Michael Schmidt once called himself a ‘blind alley’ photographer, “… that means that I stroll straight into a cul-de-sac and can’t find a way out. Then I come to terms with this as a sort of condition and at some point later on, I’m back on the outside again. (…) That is to say, failure or making mistakes is an integral part of my way of working.” The photographer is identifying two essential elements of his work by saying this: that he refuses to quote his own work, preferring in each new series and the new pictorial language developed for it to take the risk of failing; and that he works in projects, each one over a period of four to five years, which means that he is taking a twofold risk: “With a project, the new and surprising thing lies in the drafting and execution of the plans. It is daring, harbours great ambitions, and by no means has at hand all the means and knowledge necessary to complete it. […] A project is exploratory, forming a coalition with the unknown, and hence it can also fail.” (Michael Hagner)
The photographs themselves seem to belie this almost reckless approach to work: they surprise by being entirely unheroic. In the famous “Waffenruhe” (Truce; 1985-1987) and “EIN-HEIT” (U-NIT-Y) series, both presented as one-man shows in venues including the Museum of Modern Art in New York, he mixes his own photographs with photographs by other people, sometimes extensively and without drawing any distinction. In his great photographic essay “EIN-HEIT” about the so-called reunification of Germany he combines historical images from the National Socialist period and the history of the two German states with current city views and portraits cutting across all social strata. Project such as “Frauen” (1997-1999) or “Irgendwo” (2001-2004), even though like all Michael Schmidt’s series they were taken entirely in black and white, are characterized by an almost complete absence of black and white notes: instead we have a wealth of grey tones that looks more realistic that any colour photograph could. Even though Schmidt has made an intensive study of great documentary photographers such as Walker Evans, for example, it is not possible to pin down his style. He sets the realistic against the documentary. He sets subjective treatment of the object against objective treatment, including people as objects. And despite the unmistakably contemporary quality of every project, the different series always convey a historical awareness that is so strong that they point far beyond the moment the shot was taken.
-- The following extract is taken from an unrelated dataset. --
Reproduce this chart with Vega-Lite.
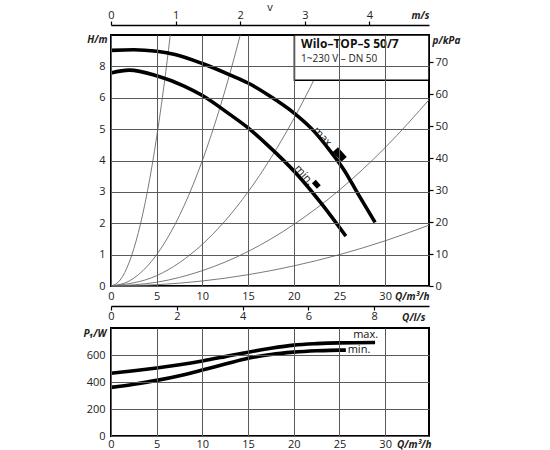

Michael Schmidt’s ability to translate apparently contradictory elements of his photography into a valid form puts him in an outstanding position among contemporary photographers. Though he adopts an unusual position with his constantly different approach to photographic and social questions, his innovative project-led working methods and his extreme commitment have made him a model for a generation of young photographers.
Unlike some of Schmidt’s earlier series, these photographs do not strike an attitude of rage or accusation. On the contrary, his way of looking at things is characterised by extreme lucidity and rigour. His view of bread baskets, cages in fish farms or apple-washing plants has a serial analytical quality that is sometimes reminiscent of the objective photography of the 1920s. But it is precisely the contradiction between classical photographers’ latently optimistic approach, who stage their industrial production motifs in a perfect aesthetic and Schmidt’s realistic view that makes a distressing impression when looking at the project as a whole: individual images demand objective consideration, while the series persistently undermines the apparently dominant objectivity by means of its composition of repetitions, accentuations and rhythms, and the many links between the photographs.
Logically, the exhibition and the catalogue for “LEBENSMITTEL” form two different media. “For example, if I am arranging a double page spread, it is important for me that one plus one equals three. A third, invisible image has got to impose itself in between. That is to say, two pictures are combined to form an argument and a third picture results from it. This can perpetuate itself indefinitely, with the effect that when you are looking at a lot of images, at some point another one forms in your mind distinct from the one you are objectively observing.” (Schmidt) Even though the catalogue and the exhibition are to a large percentage showing the same pictures, the photographer’s hanging always relates to the specific exhibition location.